Sunday Independent (Ireland)

Marieke Vervoort

Paralympic Games gold medal winner who ended her life by euthanasia

- © Telegraph

MARIEKE Vervoort, who has died by euthanasia aged 40, was a Belgian athlete who became one of the faces of the 2012 Paralympic Games in London, winning gold in the 100m T52 wheelchair class.

She became the focus of worldwide attention four years later, before the Rio Games, after revealing she had already decided to end her life when she could no longer endure the pain caused by a degenerati­ve spinal condition.

With her shock of blonde hair, fearlessly frank ways and vocal competitiv­e spirit, the “Beast from Diest” scored a major upset in 2012 by becoming the wheelchair sprint champion in a European record 19.68sec. In doing so, she held off defending champion Michelle Stilwell of Canada, who had earlier pipped her to gold in the 200m.

A year later, however, Vervoort suffered a serious shoulder injury while racing.
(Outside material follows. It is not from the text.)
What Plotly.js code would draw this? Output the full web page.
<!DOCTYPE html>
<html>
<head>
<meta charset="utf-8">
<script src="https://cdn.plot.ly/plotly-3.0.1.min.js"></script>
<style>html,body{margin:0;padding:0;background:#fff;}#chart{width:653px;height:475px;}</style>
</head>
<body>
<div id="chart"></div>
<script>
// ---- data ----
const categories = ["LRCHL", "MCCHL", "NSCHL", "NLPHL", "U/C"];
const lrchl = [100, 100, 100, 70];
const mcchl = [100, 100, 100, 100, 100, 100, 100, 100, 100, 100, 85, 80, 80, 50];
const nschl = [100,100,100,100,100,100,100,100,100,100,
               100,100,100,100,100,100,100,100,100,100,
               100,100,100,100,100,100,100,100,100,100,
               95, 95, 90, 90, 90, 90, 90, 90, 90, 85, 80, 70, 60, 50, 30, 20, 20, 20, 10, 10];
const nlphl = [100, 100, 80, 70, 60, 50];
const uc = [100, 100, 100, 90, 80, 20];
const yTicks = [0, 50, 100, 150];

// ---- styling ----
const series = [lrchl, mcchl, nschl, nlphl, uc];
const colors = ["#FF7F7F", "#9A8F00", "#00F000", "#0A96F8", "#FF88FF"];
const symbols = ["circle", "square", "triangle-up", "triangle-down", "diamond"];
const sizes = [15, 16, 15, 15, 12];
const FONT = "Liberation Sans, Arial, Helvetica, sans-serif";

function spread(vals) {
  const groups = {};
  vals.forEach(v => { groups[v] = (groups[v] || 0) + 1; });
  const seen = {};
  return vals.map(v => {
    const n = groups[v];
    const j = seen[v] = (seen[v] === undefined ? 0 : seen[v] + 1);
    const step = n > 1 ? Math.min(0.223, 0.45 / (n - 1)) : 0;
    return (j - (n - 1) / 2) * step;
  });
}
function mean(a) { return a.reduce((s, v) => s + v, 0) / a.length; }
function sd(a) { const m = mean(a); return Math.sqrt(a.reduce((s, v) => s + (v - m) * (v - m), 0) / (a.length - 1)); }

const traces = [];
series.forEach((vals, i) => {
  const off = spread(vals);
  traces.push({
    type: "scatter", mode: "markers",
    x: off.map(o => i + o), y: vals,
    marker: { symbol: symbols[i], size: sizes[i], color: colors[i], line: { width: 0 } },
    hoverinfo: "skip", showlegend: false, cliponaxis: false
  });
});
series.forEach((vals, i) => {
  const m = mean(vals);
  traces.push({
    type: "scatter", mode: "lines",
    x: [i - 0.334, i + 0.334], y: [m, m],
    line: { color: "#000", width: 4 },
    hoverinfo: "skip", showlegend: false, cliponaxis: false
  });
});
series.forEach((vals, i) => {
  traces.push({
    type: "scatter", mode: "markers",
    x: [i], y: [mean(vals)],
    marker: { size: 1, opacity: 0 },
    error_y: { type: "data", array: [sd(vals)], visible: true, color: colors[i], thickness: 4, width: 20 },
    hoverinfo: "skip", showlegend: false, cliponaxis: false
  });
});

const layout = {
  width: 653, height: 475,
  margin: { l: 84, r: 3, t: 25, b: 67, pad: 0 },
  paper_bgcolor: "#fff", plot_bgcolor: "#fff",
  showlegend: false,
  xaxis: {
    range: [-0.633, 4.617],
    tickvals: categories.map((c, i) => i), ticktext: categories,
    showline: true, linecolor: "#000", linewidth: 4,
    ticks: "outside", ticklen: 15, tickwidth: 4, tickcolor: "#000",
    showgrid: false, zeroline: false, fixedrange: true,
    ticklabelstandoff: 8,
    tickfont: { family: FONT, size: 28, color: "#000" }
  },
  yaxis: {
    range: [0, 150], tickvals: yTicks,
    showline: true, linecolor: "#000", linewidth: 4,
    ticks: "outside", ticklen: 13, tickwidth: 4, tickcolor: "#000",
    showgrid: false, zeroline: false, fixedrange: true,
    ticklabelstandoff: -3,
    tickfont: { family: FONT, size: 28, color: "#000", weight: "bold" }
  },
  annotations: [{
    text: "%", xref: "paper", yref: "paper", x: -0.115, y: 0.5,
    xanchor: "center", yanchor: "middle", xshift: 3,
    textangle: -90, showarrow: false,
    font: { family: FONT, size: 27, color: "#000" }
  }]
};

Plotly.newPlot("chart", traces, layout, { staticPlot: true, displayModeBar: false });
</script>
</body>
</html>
She was told by a doctor she would never return to her previous level. Characteri­stically, this only spurred her on.

Having overseen her rehabilita­tion herself, she went on to set three world records and at the 2015 world championsh­ips in Doha, winning the 100m, 200m and 400m titles in her class. She then went to see the doctor who had given her the gloomy prognosis and thanked him: “You gave me the power to fight back like an animal. You make my mind only stronger.”

In 2014 she suffered a serious accident when boiling water spilt on her legs when she had an epileptic fit while cooking pasta. She had to spend four months in hospital and, as increasing pain made it harder for her to train, she began to contemplat­e euthanasia. This is legal in Belgium if three doctors deem quality of life to be intolerabl­e.
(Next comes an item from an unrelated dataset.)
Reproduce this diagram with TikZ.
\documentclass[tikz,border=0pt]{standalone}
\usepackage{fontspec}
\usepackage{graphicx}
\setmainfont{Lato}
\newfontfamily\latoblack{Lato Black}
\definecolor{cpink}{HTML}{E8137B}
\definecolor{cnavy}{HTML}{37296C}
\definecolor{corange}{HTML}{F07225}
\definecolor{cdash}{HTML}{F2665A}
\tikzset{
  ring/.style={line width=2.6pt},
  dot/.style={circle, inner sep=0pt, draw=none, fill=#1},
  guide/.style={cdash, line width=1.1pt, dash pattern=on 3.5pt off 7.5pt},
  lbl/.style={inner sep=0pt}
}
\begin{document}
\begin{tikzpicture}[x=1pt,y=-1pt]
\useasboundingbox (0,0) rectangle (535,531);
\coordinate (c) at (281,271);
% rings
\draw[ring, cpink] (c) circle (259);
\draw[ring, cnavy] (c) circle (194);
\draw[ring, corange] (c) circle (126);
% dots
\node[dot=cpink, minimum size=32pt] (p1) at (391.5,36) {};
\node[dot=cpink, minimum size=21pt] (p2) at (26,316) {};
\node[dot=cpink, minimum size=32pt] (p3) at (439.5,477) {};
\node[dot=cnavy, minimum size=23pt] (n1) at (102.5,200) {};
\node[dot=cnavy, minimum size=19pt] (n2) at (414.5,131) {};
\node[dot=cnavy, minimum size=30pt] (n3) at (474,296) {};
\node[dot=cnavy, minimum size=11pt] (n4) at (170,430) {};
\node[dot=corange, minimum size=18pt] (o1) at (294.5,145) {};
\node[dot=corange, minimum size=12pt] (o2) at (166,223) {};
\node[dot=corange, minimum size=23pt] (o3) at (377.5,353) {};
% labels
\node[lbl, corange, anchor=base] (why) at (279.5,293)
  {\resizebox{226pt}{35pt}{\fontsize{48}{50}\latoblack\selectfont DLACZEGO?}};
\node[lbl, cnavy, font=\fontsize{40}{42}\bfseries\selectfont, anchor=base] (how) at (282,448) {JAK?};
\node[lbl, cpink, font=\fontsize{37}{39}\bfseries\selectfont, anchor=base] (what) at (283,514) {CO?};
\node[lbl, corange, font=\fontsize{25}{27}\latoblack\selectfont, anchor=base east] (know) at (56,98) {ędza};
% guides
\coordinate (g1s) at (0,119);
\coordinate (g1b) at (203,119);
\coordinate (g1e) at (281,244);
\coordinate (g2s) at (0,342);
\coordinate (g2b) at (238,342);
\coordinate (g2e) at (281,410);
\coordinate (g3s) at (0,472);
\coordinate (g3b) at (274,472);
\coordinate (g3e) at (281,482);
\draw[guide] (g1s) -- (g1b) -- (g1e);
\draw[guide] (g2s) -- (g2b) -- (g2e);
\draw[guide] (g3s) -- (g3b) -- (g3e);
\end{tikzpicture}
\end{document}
“She is stubborn,” her friend Lieve Bullens said. “She knows what she wants. But she also knows what she doesn’t want. A living hell is not the life that she wants.

“She says to the pain, ‘I decide when to go. Not you’.”

At the Rio Paralympic­s, Vervoort won her second silver, in the T51/52 400m, but had spent the previous 30 hours being violently sick and on a rehydratio­n drip. She went on to claim bronze in the 100m despite a bladder infection and a temperatur­e above fever level.

Marieke Vervoort was born in Diest, eastern Belgium, on May 10, 1979, to Odette and Jos. She was a sporty child who enjoyed diving and ju-jitsu and had early ambitions to become a PE teacher.

When she was 14, however, she began to suffer repeated infections in her Achilles tendon. At first, this left her able only to walk on tiptoe, but soon she had to use crutches and it became apparent the disease was moving up her body. Doctors eventually diagnosed a rare and incurable deformity between her fifth and sixth vertebrae which would cause progressiv­e tetraplegi­a.

Less well understood was the accompanyi­ng reflex sympatheti­c dystrophy which caused her excruciati­ng pain. She was often unable to sleep more than 10 minutes a night, and she began to suffer from epilepsy.

Sport offered an outlet, and

Vervoort took up para-triathlon and twice became world champion before she had to quit the sport in 2008 when confined to a wheelchair.

She was much cheered by an assistance Labrador, Zenn, who was trained to warn her if she was about to have an epileptic fit by pushing its head between her knees.

Pragmatic as ever, Vervoort planned every detail of her funeral: “I want that everybody takes a glass of Cava, because she had a really good life.

“She had a really bad disease, but thanks to that disease, she was able to do things that people can only dream about.”

Marieke Vervoort died on October 22, 2019.